Denise Darbeau works as an aide to mentally disabled adults and is a sister and aunt, noted her father, who is a retired truck driver. He did not know of any previous trouble his daughter had with police.

Denise Darbeau and her friend Rachel Edwards — who also vaulted the counter and suffered only a deep cut on her arm, according to court records — began their night by singing karaoke at a club, the elder Darbeau said. Then they went to McDonald's.

The victim's father questioned whether McIntosh, who served more than a decade in prison for killing a 17-year-old classmate when he was 19 years old, had informed McDonald's of his criminal record.

"I think that he deserved the chance to work, but I wonder if McDonald's knew about his background," he said.
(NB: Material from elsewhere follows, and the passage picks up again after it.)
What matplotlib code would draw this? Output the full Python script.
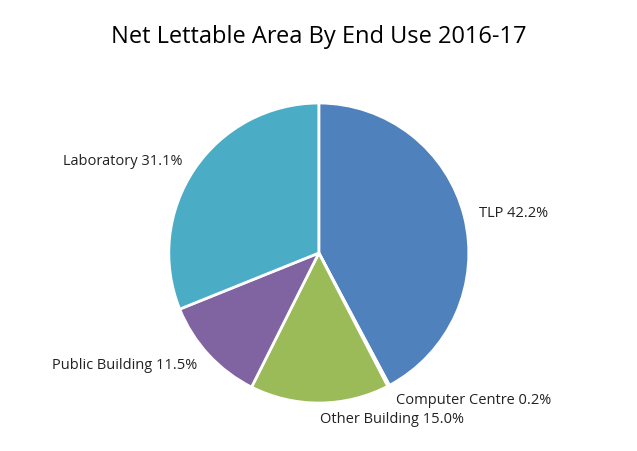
import matplotlib
matplotlib.use('Agg')
import matplotlib.pyplot as plt

labels = ['TLP', 'Computer Centre', 'Other Building', 'Public Building', 'Laboratory']
values = [42.2, 0.2, 15.0, 11.5, 31.1]
colors = ['#4F81BD', '#C0504D', '#9BBB59', '#8064A2', '#4BACC6']

fig = plt.figure(figsize=(6.37, 4.52), dpi=100)
ax = fig.add_axes([0.265, 0.106, 0.471, 0.664])
texts = ['%s %.1f%%' % (l, v) for l, v in zip(labels, values)]
ax.pie(values, labels=texts, colors=colors, startangle=90, counterclock=False,
       labeldistance=1.1, wedgeprops=dict(edgecolor='white', linewidth=2),
       textprops=dict(fontsize=10.5, family='Open Sans', color='#222222'))
ax.set_aspect('equal')
ax.set_xlim(-1, 1)
ax.set_ylim(-1, 1)
fig.suptitle('Net Lettable Area By End Use 2016-17', y=0.945, fontsize=17, family='Open Sans')
fig.savefig('out.png', dpi=100)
"I think the company is just as culpable [as McIntosh], particularly if they didn't do a background check. I'd be interested to see that application."

Gerald Darbeau said he wanted to see McIntosh pay for his alleged actions.

"He had a second chance coming out of prison," he said, "but he blew it."

The victim's father said he was disturbed to see in horrific cell phone video of the incident that customers and McDonald's employees appeared to watch the attack unfold rather than immediately calling for help.

"People should've called the police rather than taking photos and video," he said. "Why were they just standing here like that?"

Gerald Darbeau added that he wanted people to know his daughter "comes from a good family."

"I don't want people to look at my daughter as an unruly young woman," he said. "She's a caring person and this incident was unfortunate."